Aim:
Leave out any pictures and transcribe all other data below exactly.
┌─ Data segment
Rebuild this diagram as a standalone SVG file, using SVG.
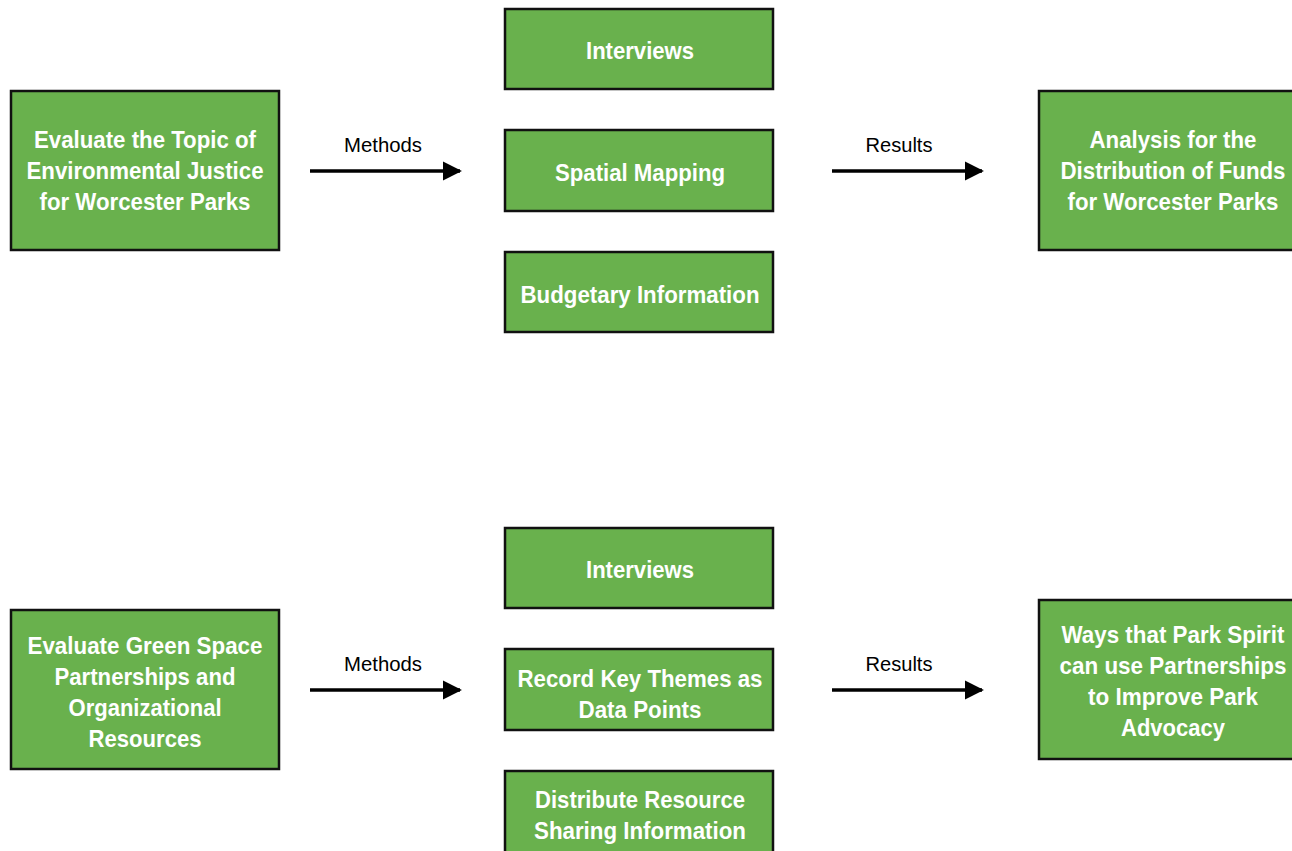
<svg xmlns="http://www.w3.org/2000/svg" width="1292" height="851" viewBox="0 0 1292 851">
<defs>
<style>
.box{fill:#69b14d;stroke:#111;stroke-width:2.5}
.t{font-family:"Liberation Sans",Arial,sans-serif;font-weight:bold;font-size:24px;fill:#fff;text-anchor:middle}
.lbl{font-family:"Liberation Sans",Arial,sans-serif;font-size:21px;fill:#000;text-anchor:middle}
.arr{stroke:#000;stroke-width:3.5;fill:none;marker-end:url(#ah)}
</style>
<marker id="ah" viewBox="0 0 10 10" refX="9" refY="5" markerWidth="5.5" markerHeight="5.5" orient="auto" markerUnits="strokeWidth">
<path d="M0,0 L10,5 L0,10 z" fill="#000"/>
</marker>
</defs>
<rect width="1292" height="851" fill="#fff"/>
<g id="connectors">
<line class="arr" x1="310" y1="171" x2="460" y2="171"/>
<text class="lbl" x="383" y="152" textLength="78" lengthAdjust="spacingAndGlyphs">Methods</text>
<line class="arr" x1="832" y1="171" x2="982" y2="171"/>
<text class="lbl" x="899" y="152" textLength="67" lengthAdjust="spacingAndGlyphs">Results</text>
<line class="arr" x1="310" y1="690" x2="460" y2="690"/>
<text class="lbl" x="383" y="671" textLength="78" lengthAdjust="spacingAndGlyphs">Methods</text>
<line class="arr" x1="832" y1="690" x2="982" y2="690"/>
<text class="lbl" x="899" y="671" textLength="67" lengthAdjust="spacingAndGlyphs">Results</text>
</g>
<g id="n-ej">
<rect class="box" x="11" y="91" width="268" height="159"/>
<text class="t" x="145" y="148" textLength="222" lengthAdjust="spacingAndGlyphs">Evaluate the Topic of</text>
<text class="t" x="145" y="179" textLength="237" lengthAdjust="spacingAndGlyphs">Environmental Justice</text>
<text class="t" x="145" y="210" textLength="211" lengthAdjust="spacingAndGlyphs">for Worcester Parks</text>
</g>
<g id="n-int1">
<rect class="box" x="505" y="9" width="268" height="80"/>
<text class="t" x="640" y="59" textLength="108" lengthAdjust="spacingAndGlyphs">Interviews</text>
</g>
<g id="n-spatial">
<rect class="box" x="505" y="130" width="268" height="81"/>
<text class="t" x="640" y="181" textLength="170" lengthAdjust="spacingAndGlyphs">Spatial Mapping</text>
</g>
<g id="n-budget">
<rect class="box" x="505" y="252" width="268" height="80"/>
<text class="t" x="640" y="303" textLength="239" lengthAdjust="spacingAndGlyphs">Budgetary Information</text>
</g>
<g id="n-funds">
<rect class="box" x="1039" y="91" width="268" height="159"/>
<text class="t" x="1173" y="148" textLength="167" lengthAdjust="spacingAndGlyphs">Analysis for the</text>
<text class="t" x="1173" y="179" textLength="225" lengthAdjust="spacingAndGlyphs">Distribution of Funds</text>
<text class="t" x="1173" y="210" textLength="211" lengthAdjust="spacingAndGlyphs">for Worcester Parks</text>
</g>
<g id="n-green">
<rect class="box" x="11" y="610" width="268" height="159"/>
<text class="t" x="145" y="654" textLength="235" lengthAdjust="spacingAndGlyphs">Evaluate Green Space</text>
<text class="t" x="145" y="685" textLength="181" lengthAdjust="spacingAndGlyphs">Partnerships and</text>
<text class="t" x="145" y="716" textLength="153" lengthAdjust="spacingAndGlyphs">Organizational</text>
<text class="t" x="145" y="747" textLength="113" lengthAdjust="spacingAndGlyphs">Resources</text>
</g>
<g id="n-int2">
<rect class="box" x="505" y="528" width="268" height="80"/>
<text class="t" x="640" y="578" textLength="108" lengthAdjust="spacingAndGlyphs">Interviews</text>
</g>
<g id="n-record">
<rect class="box" x="505" y="649" width="268" height="81"/>
<text class="t" x="640" y="687" textLength="245" lengthAdjust="spacingAndGlyphs">Record Key Themes as</text>
<text class="t" x="640" y="718" textLength="123" lengthAdjust="spacingAndGlyphs">Data Points</text>
</g>
<g id="n-distribute">
<rect class="box" x="505" y="771" width="268" height="82"/>
<text class="t" x="640" y="808" textLength="210" lengthAdjust="spacingAndGlyphs">Distribute Resource</text>
<text class="t" x="640" y="839" textLength="212" lengthAdjust="spacingAndGlyphs">Sharing Information</text>
</g>
<g id="n-ways">
<rect class="box" x="1039" y="600" width="268" height="159"/>
<text class="t" x="1173" y="643" textLength="223" lengthAdjust="spacingAndGlyphs">Ways that Park Spirit</text>
<text class="t" x="1173" y="674" textLength="227" lengthAdjust="spacingAndGlyphs">can use Partnerships</text>
<text class="t" x="1173" y="705" textLength="170" lengthAdjust="spacingAndGlyphs">to Improve Park</text>
<text class="t" x="1173" y="736" textLength="104" lengthAdjust="spacingAndGlyphs">Advocacy</text>
</g>
</svg>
└─
The output:
Rebuild this diagram as a standalone SVG file, using SVG.
<svg xmlns="http://www.w3.org/2000/svg" width="1292" height="851" viewBox="0 0 1292 851">
<defs>
<style>
.box{fill:#69b14d;stroke:#111;stroke-width:2.5}
.t{font-family:"Liberation Sans",Arial,sans-serif;font-weight:bold;font-size:24px;fill:#fff;text-anchor:middle}
.lbl{font-family:"Liberation Sans",Arial,sans-serif;font-size:21px;fill:#000;text-anchor:middle}
.arr{stroke:#000;stroke-width:3.5;fill:none;marker-end:url(#ah)}
</style>
<marker id="ah" viewBox="0 0 10 10" refX="9" refY="5" markerWidth="5.5" markerHeight="5.5" orient="auto" markerUnits="strokeWidth">
<path d="M0,0 L10,5 L0,10 z" fill="#000"/>
</marker>
</defs>
<rect width="1292" height="851" fill="#fff"/>
<g id="connectors">
<line class="arr" x1="310" y1="171" x2="460" y2="171"/>
<text class="lbl" x="383" y="152" textLength="78" lengthAdjust="spacingAndGlyphs">Methods</text>
<line class="arr" x1="832" y1="171" x2="982" y2="171"/>
<text class="lbl" x="899" y="152" textLength="67" lengthAdjust="spacingAndGlyphs">Results</text>
<line class="arr" x1="310" y1="690" x2="460" y2="690"/>
<text class="lbl" x="383" y="671" textLength="78" lengthAdjust="spacingAndGlyphs">Methods</text>
<line class="arr" x1="832" y1="690" x2="982" y2="690"/>
<text class="lbl" x="899" y="671" textLength="67" lengthAdjust="spacingAndGlyphs">Results</text>
</g>
<g id="n-ej">
<rect class="box" x="11" y="91" width="268" height="159"/>
<text class="t" x="145" y="148" textLength="222" lengthAdjust="spacingAndGlyphs">Evaluate the Topic of</text>
<text class="t" x="145" y="179" textLength="237" lengthAdjust="spacingAndGlyphs">Environmental Justice</text>
<text class="t" x="145" y="210" textLength="211" lengthAdjust="spacingAndGlyphs">for Worcester Parks</text>
</g>
<g id="n-int1">
<rect class="box" x="505" y="9" width="268" height="80"/>
<text class="t" x="640" y="59" textLength="108" lengthAdjust="spacingAndGlyphs">Interviews</text>
</g>
<g id="n-spatial">
<rect class="box" x="505" y="130" width="268" height="81"/>
<text class="t" x="640" y="181" textLength="170" lengthAdjust="spacingAndGlyphs">Spatial Mapping</text>
</g>
<g id="n-budget">
<rect class="box" x="505" y="252" width="268" height="80"/>
<text class="t" x="640" y="303" textLength="239" lengthAdjust="spacingAndGlyphs">Budgetary Information</text>
</g>
<g id="n-funds">
<rect class="box" x="1039" y="91" width="268" height="159"/>
<text class="t" x="1173" y="148" textLength="167" lengthAdjust="spacingAndGlyphs">Analysis for the</text>
<text class="t" x="1173" y="179" textLength="225" lengthAdjust="spacingAndGlyphs">Distribution of Funds</text>
<text class="t" x="1173" y="210" textLength="211" lengthAdjust="spacingAndGlyphs">for Worcester Parks</text>
</g>
<g id="n-green">
<rect class="box" x="11" y="610" width="268" height="159"/>
<text class="t" x="145" y="654" textLength="235" lengthAdjust="spacingAndGlyphs">Evaluate Green Space</text>
<text class="t" x="145" y="685" textLength="181" lengthAdjust="spacingAndGlyphs">Partnerships and</text>
<text class="t" x="145" y="716" textLength="153" lengthAdjust="spacingAndGlyphs">Organizational</text>
<text class="t" x="145" y="747" textLength="113" lengthAdjust="spacingAndGlyphs">Resources</text>
</g>
<g id="n-int2">
<rect class="box" x="505" y="528" width="268" height="80"/>
<text class="t" x="640" y="578" textLength="108" lengthAdjust="spacingAndGlyphs">Interviews</text>
</g>
<g id="n-record">
<rect class="box" x="505" y="649" width="268" height="81"/>
<text class="t" x="640" y="687" textLength="245" lengthAdjust="spacingAndGlyphs">Record Key Themes as</text>
<text class="t" x="640" y="718" textLength="123" lengthAdjust="spacingAndGlyphs">Data Points</text>
</g>
<g id="n-distribute">
<rect class="box" x="505" y="771" width="268" height="82"/>
<text class="t" x="640" y="808" textLength="210" lengthAdjust="spacingAndGlyphs">Distribute Resource</text>
<text class="t" x="640" y="839" textLength="212" lengthAdjust="spacingAndGlyphs">Sharing Information</text>
</g>
<g id="n-ways">
<rect class="box" x="1039" y="600" width="268" height="159"/>
<text class="t" x="1173" y="643" textLength="223" lengthAdjust="spacingAndGlyphs">Ways that Park Spirit</text>
<text class="t" x="1173" y="674" textLength="227" lengthAdjust="spacingAndGlyphs">can use Partnerships</text>
<text class="t" x="1173" y="705" textLength="170" lengthAdjust="spacingAndGlyphs">to Improve Park</text>
<text class="t" x="1173" y="736" textLength="104" lengthAdjust="spacingAndGlyphs">Advocacy</text>
</g>
</svg>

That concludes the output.